Narratives of Dress

Sarah Liggera ’17
Contributing Writer

Over the years, dress has become a language in and of itself: a way of expressing yourself as a person, your beliefs, your interests. When I came out, the first thing I did, no matter how shallow it may seem, was cut my hair, change my wardrobe and buy some cologne. My clothing did not define me or change who I was, but, like painting  or poetry, acted as a convenient mode of expression. This is not unique to me as an individual, or me as a queer person. The role of dress as a means of expression is common throughout various cultures.

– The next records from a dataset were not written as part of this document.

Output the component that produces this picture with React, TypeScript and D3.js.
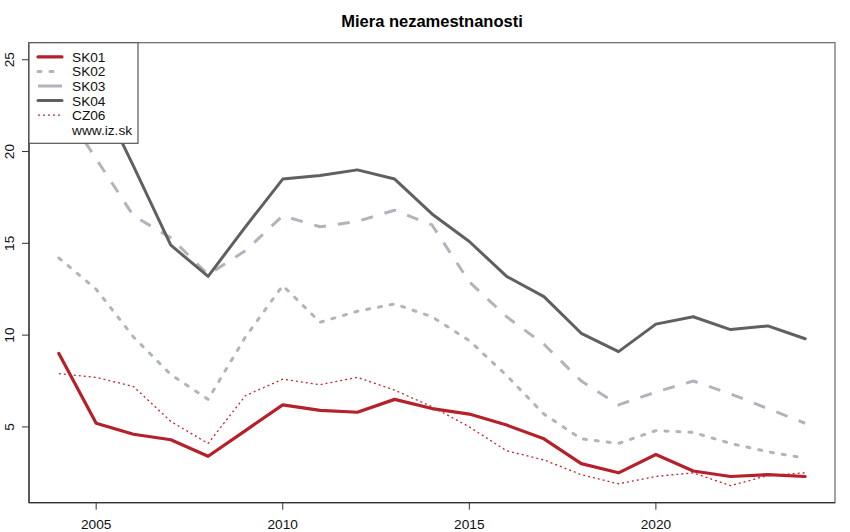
import * as d3 from 'd3'
import { useEffect, useRef } from 'react'

const years = d3.range(2004, 2025)
const seriesNames = ['SK01', 'SK02', 'SK03', 'SK04', 'CZ06']
const sk01 = [9.0, 5.2, 4.6, 4.3, 3.4, 4.8, 6.2, 5.9, 5.8, 6.5, 6.0, 5.7, 5.1, 4.35, 3.0, 2.5, 3.5, 2.6, 2.3, 2.4, 2.3]
const sk02 = [14.2, 12.5, 9.9, 7.85, 6.5, 9.9, 12.7, 10.7, 11.3, 11.7, 11.0, 9.7, 7.8, 5.7, 4.35, 4.1, 4.8, 4.7, 4.1, 3.65, 3.3]
const sk03 = [22.7, 19.6, 16.5, 15.3, 13.3, 14.6, 16.5, 15.9, 16.2, 16.8, 16.0, 12.9, 11.0, 9.5, 7.5, 6.2, 6.9, 7.5, 6.8, 6.0, 5.2]
const sk04 = [25.0, 23.4, 19.2, 14.9, 13.2, 15.9, 18.5, 18.7, 19.0, 18.5, 16.6, 15.1, 13.2, 12.1, 10.1, 9.1, 10.6, 11.0, 10.3, 10.5, 9.8]
const cz06 = [7.9, 7.7, 7.2, 5.3, 4.1, 6.7, 7.6, 7.3, 7.7, 7.0, 6.1, 5.0, 3.7, 3.2, 2.4, 1.9, 2.3, 2.5, 1.8, 2.35, 2.5]
const xTicks = [2005, 2010, 2015, 2020]
const yTicks = [5, 10, 15, 20, 25]
const title = 'Miera nezamestnanosti'
const legendExtra = 'www.iz.sk'

// styles per series (same order as seriesNames)
const styles = [
    { color: '#b5202a', width: 3.2, dash: null, cap: 'round', legendDash: null },
    { color: '#b0b5bd', width: 3, dash: '3,9', cap: 'round', legendDash: '3,9' },
    { color: '#b0b5bd', width: 3, dash: '12,12', cap: 'butt', legendDash: null },
    { color: '#606060', width: 3, dash: null, cap: 'round', legendDash: null },
    { color: '#c0282e', width: 1.3, dash: '2,3', cap: 'butt', legendDash: '2,3' },
]

const font = 'Liberation Sans, Arial, Helvetica, sans-serif'

function App() {
    const ref = useRef(null)

    useEffect(() => {
        const values = [sk01, sk02, sk03, sk04, cz06]
        const left = 29
        const right = 835
        const top = 42.7
        const bottom = 502.7

        const xExt = d3.extent(years)
        const xPad = (xExt[1] - xExt[0]) * 0.04
        const yExt = d3.extent(values.flat())
        const yPad = (yExt[1] - yExt[0]) * 0.04

        const x = d3
            .scaleLinear()
            .domain([xExt[0] - xPad, xExt[1] + xPad])
            .range([left, right])
        const y = d3
            .scaleLinear()
            .domain([yExt[0] - yPad, yExt[1] + yPad])
            .range([bottom, top])

        const svg = d3.select(ref.current)
        svg.selectAll('*').remove()

        svg.append('rect').attr('width', 850).attr('height', 532).attr('fill', '#fff')

        svg.append('clipPath')
            .attr('id', 'plotclip')
            .append('rect')
            .attr('x', left)
            .attr('y', top)
            .attr('width', right - left)
            .attr('height', bottom - top)

        const line = d3
            .line()
            .x((d, i) => x(years[i]))
            .y((d) => y(d))

        const lines = svg.append('g').attr('clip-path', 'url(#plotclip)')
        values.forEach((vals, k) => {
            const st = styles[k]
            lines
                .append('path')
                .datum(vals)
                .attr('d', line)
                .attr('fill', 'none')
                .attr('stroke', st.color)
                .attr('stroke-width', st.width)
                .attr('stroke-linejoin', 'round')
                .attr('stroke-linecap', st.cap)
                .attr('stroke-dasharray', st.dash)
        })

        // box
        svg.append('rect')
            .attr('x', left)
            .attr('y', top)
            .attr('width', right - left)
            .attr('height', bottom - top)
            .attr('fill', 'none')
            .attr('stroke', '#666')
            .attr('stroke-width', 1.2)

        // x axis
        const gx = svg.append('g')
        gx.append('line')
            .attr('x1', left)
            .attr('x2', right)
            .attr('y1', bottom)
            .attr('y2', bottom)
            .attr('stroke', '#333')
            .attr('stroke-width', 1.3)
        xTicks.forEach((t) => {
            gx.append('line')
                .attr('x1', x(t))
                .attr('x2', x(t))
                .attr('y1', bottom)
                .attr('y2', bottom + 7)
                .attr('stroke', '#333')
            gx.append('text')
                .attr('x', x(t))
                .attr('y', 529)
                .attr('text-anchor', 'middle')
                .attr('font-family', font)
                .attr('font-size', 13.7)
                .attr('fill', '#111')
                .text(t)
        })

        // y axis
        const gy = svg.append('g')
        gy.append('line')
            .attr('x1', left)
            .attr('x2', left)
            .attr('y1', top)
            .attr('y2', bottom)
            .attr('stroke', '#333')
            .attr('stroke-width', 1.3)
        yTicks.forEach((t) => {
            gy.append('line')
                .attr('x1', left - 7)
                .attr('x2', left)
                .attr('y1', y(t))
                .attr('y2', y(t))
                .attr('stroke', '#333')
            gy.append('text')
                .attr('transform', `translate(13.5, ${y(t)}) rotate(-90)`)
                .attr('text-anchor', 'middle')
                .attr('font-family', font)
                .attr('font-size', 13.7)
                .attr('fill', '#111')
                .text(t)
        })

        // title
        svg.append('text')
            .attr('x', (left + right) / 2)
            .attr('y', 27)
            .attr('text-anchor', 'middle')
            .attr('font-family', font)
            .attr('font-weight', 'bold')
            .attr('font-size', 16.5)
            .attr('fill', '#000')
            .text(title)

        // legend
        const legend = svg.append('g')
        legend
            .append('rect')
            .attr('x', left)
            .attr('y', top)
            .attr('width', 109)
            .attr('height', 100.6)
            .attr('fill', '#fff')
            .attr('stroke', '#555')
            .attr('stroke-width', 1.2)

        const labels = [...seriesNames, legendExtra]
        labels.forEach((name, k) => {
            const cy = 56.9 + k * 14.55
            const st = styles[k]
            if (st) {
                legend
                    .append('line')
                    .attr('x1', 38)
                    .attr('x2', 62)
                    .attr('y1', cy)
                    .attr('y2', cy)
                    .attr('stroke', st.color)
                    .attr('stroke-width', st.width)
                    .attr('stroke-linecap', st.cap)
                    .attr('stroke-dasharray', st.legendDash)
            }
            legend
                .append('text')
                .attr('x', 72)
                .attr('y', cy + 5)
                .attr('font-family', font)
                .attr('font-size', 13.7)
                .attr('fill', '#111')
                .text(name)
        })
    }, [])

    return <svg ref={ref} width={850} height={532} style={{ position: 'absolute', left: 0, top: 0 }} />
}

export default App
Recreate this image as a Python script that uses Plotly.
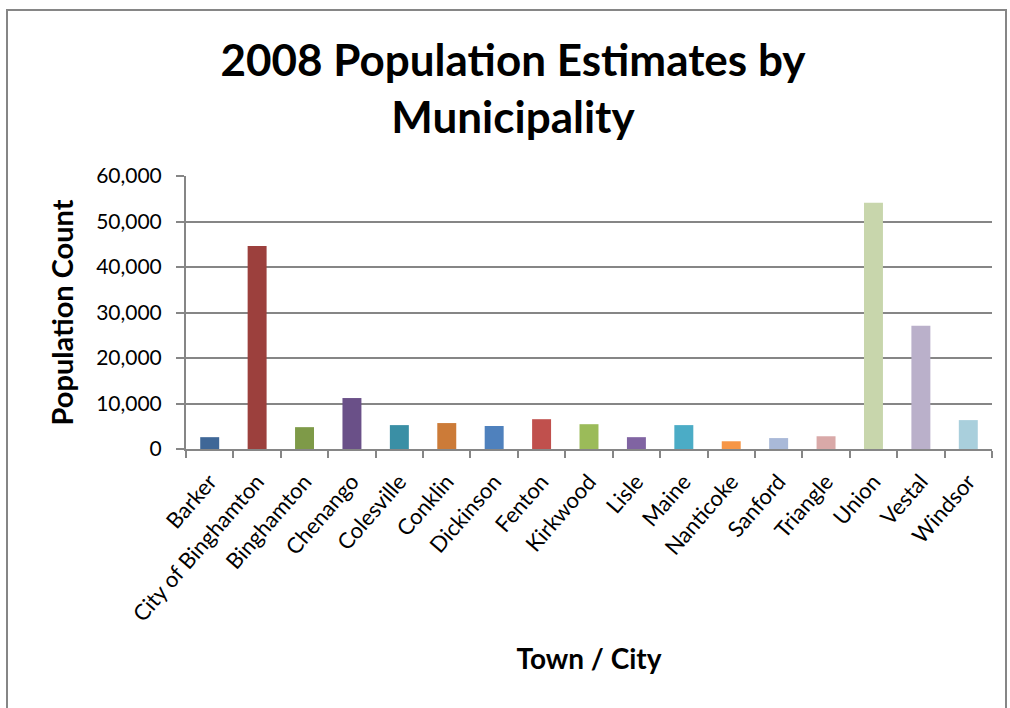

The patterns of dress have become indicative of an environment as a whole, of progression, and of change. In the rebellious ’60s, men and women alike grew out their hair and dyed their shirts, their clothing expressing their dissent with the  mainstream conservative culture of the ’50s. And just as the 1920s flapper style of New Englanders influenced the culture and societal perception of women, dress has had a similarly influential role here at Smith College.

The intention of “Narratives of Dress: What Can a Garment Say?” is to analyze and discuss how the mode of dress has influenced and informed the Smith curriculum. During this two-day symposium, Smith faculty will lead a discussion about the work of a variety of Smith alumnae from across the United States and the United Kingdom, as well as outside experts from a wide spectrum of fields. Presentations include topics such as “Social Dressing and Conventions of Dress,” “What a Single Garment Can Say,” and “Finding History in Closets and Drawers.” With representations of diverse disciplines, from American Studies to history and literature, Smith students will be exposed to a wide range of perspectives and will have the unique ability to become a part of the historical archives.

“Smith’s campus itself will become a site for displaying dresses, shoes and other interesting articles of clothing … With archive photographs and museum vitrines stationed throughout the College, students will be asked to participate in this celebration of dress by submitting photographs of themselves in ‘typical’ student attire. These images will be compiled and stored in the Smith archives for use by future scholars of dress,” reads the Smith page describing the event.

“Narratives of Dress” represents a chance to not only learn about history, but also to become a part of it – the subject of future academic study.

The symposium will be held on Nov. 1 and 2 and is hosted by Smith College itself. The event is free, but interested parties are requested to register by Friday, Oct. 25, through the Smith website.